Red Lion Area Senior High School teacher Cari Ayala is convinced her daughter is getting a quality education in the York City School District.
"(She) is well-rounded," said Ayala of York City. "She feels safe. She gets a solid education. She will walk out of school with a scholarship."
Ayala, whose daughter is a William Penn Senior High School freshman, was among a dozen attendees who gave comments during the York City schools advisory committee's nearly three-hour meeting Wednesday at Davis K-8 School.
The 20-person committee, led by the district's chief recovery officer, David Meckley, is considering two options to improve the district's academics, safety and fiscal well-being.
The options are converting the district to all charter schools or selecting an internal transformation method proposed by a team of teachers and administrators.
The transformation method would include creating magnet schools that would have focus subjects for each building and would allow students to attend schools around the district, not just in their neighborhoods.
Public comments: Like Ayala, most of those who gave comments supported improving the district without the 100 percent charter option, including Janet O'Rourke, a teacher at Davis. She questioned how district students would benefit from such an option.
"Would indoor pools return?" O'Rourke asked. "Will it bring back sports programs, music and art, social studies? Would it improve technology, get us laptops that work? Is there enough financial backing?"

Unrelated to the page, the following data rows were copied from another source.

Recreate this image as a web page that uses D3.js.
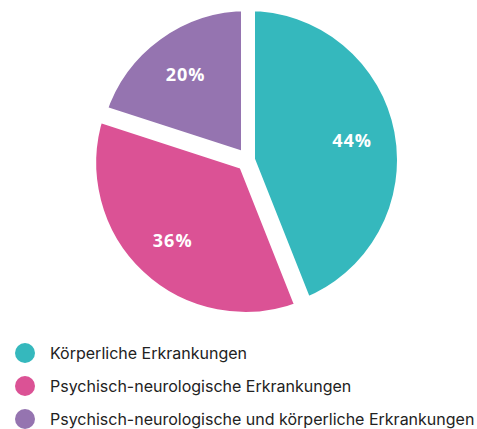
<!DOCTYPE html>
<html>
<head>
<meta charset="utf-8">
<script src="https://cdn.jsdelivr.net/npm/d3@7"></script>
<style>
  html, body { margin: 0; padding: 0; background: #fff; }
  svg { display: block; }
</style>
</head>
<body>
<div id="chart"></div>
<script>
// data
var categories = ["Körperliche Erkrankungen", "Psychisch-neurologische Erkrankungen", "Psychisch-neurologische und körperliche Erkrankungen"];
var values = [44, 36, 20];
var labels = ["44%", "36%", "20%"];
var colors = ["#35b8bd", "#db5295", "#9574b0"];
var explode = [0, 4, 0]; // pink slice sits a little further out

var width = 477, height = 429;
var cx = 248, cy = 160;
var radius = 156;

var svg = d3.select("#chart").append("svg")
    .attr("width", width)
    .attr("height", height);

var g = svg.append("g")
    .attr("transform", "translate(" + cx + "," + cy + ")");

var pie = d3.pie().sort(null).value(function(d) { return d; });
var arcs = pie(values);

var arcGen = d3.arc().innerRadius(0).outerRadius(radius);
var labelArc = d3.arc().innerRadius(106).outerRadius(106);

function shift(d, i) {
    var a = (d.startAngle + d.endAngle) / 2;
    return [Math.sin(a) * explode[i], -Math.cos(a) * explode[i]];
}

var slice = g.selectAll("g.slice")
    .data(arcs)
    .enter().append("g")
    .attr("class", "slice")
    .attr("transform", function(d, i) { return "translate(" + shift(d, i) + ")"; });

slice.append("path")
    .attr("d", arcGen)
    .attr("fill", function(d, i) { return colors[i]; })
    .attr("stroke", "#fff")
    .attr("stroke-width", 14)
    .attr("stroke-linejoin", "miter");

slice.append("text")
    .attr("transform", function(d) { return "translate(" + labelArc.centroid(d) + ")"; })
    .attr("text-anchor", "middle")
    .attr("dy", "0.36em")
    .attr("fill", "#fff")
    .style("font-family", "'Open Sans', sans-serif")
    .style("font-weight", 700)
    .style("font-size", "18px")
    .style("letter-spacing", "1px")
    .text(function(d, i) { return labels[i]; });

// legend
var legend = svg.append("g");
var legendY = d3.scalePoint().domain(categories).range([353, 419]);

var item = legend.selectAll("g.item")
    .data(categories)
    .enter().append("g")
    .attr("class", "item")
    .attr("transform", function(d) { return "translate(0," + legendY(d) + ")"; });

item.append("circle")
    .attr("cx", 25)
    .attr("r", 10)
    .attr("fill", function(d, i) { return colors[i]; });

item.append("text")
    .attr("x", 50)
    .attr("dy", "0.35em")
    .attr("fill", "#222")
    .style("font-family", "Inter, sans-serif")
    .style("font-size", "16px")
    .text(function(d) { return d; });
</script>
</body>
</html>
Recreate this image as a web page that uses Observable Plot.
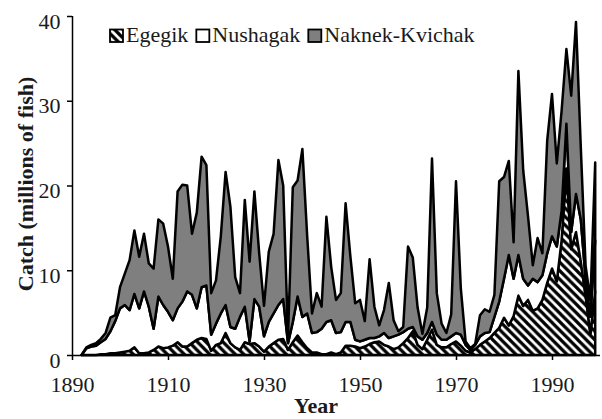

At the end of the day, people want quality education like students are getting in other districts around York County, she said.
Before hearing public comments, committee members heard results of a survey of 254 district parents who enrolled their children in local charter schools. The survey was done by David Polk, president of Polk-Lepson Research Group in York.
Polk said that in terms of attitudes and behaviors, 72.5 percent of the parents said they've seen positive changes in their children. When asked about academic performance, 81 percent of the parents said their children made improvements while attending charter schools.
Sixty-five percent of the parents said they were not likely to send their children back to city schools.
However, several committee members noted the district did better than several of the charters on standardized tests.
Perception: Polk said the survey measures charter school decisions parents are making based on how they perceive the city district.
Committee members also heard from Gordon Mann, senior managing consultant of
Public Financial Management Inc., based in Philadelphia.
Mann presented academic information about academies and charter schools in Philadelphia, Pittsburgh and Florida. He also discussed the Renaissance Model of charter schools, which takes poor performing schools and gets a committee to choose a charter company to overhaul it.
PFM will present a financial report for the two options at the next advisory committee meeting, Meckley said.
After the presentations, the advisory committee agreed to request a four-week extension from the state Department of Education to get extra time for gathering information and preparing a recommendation that the district school board would vote on.
The goal is to have the recommendation ready for the city school board's May 15 meeting, Meckley said.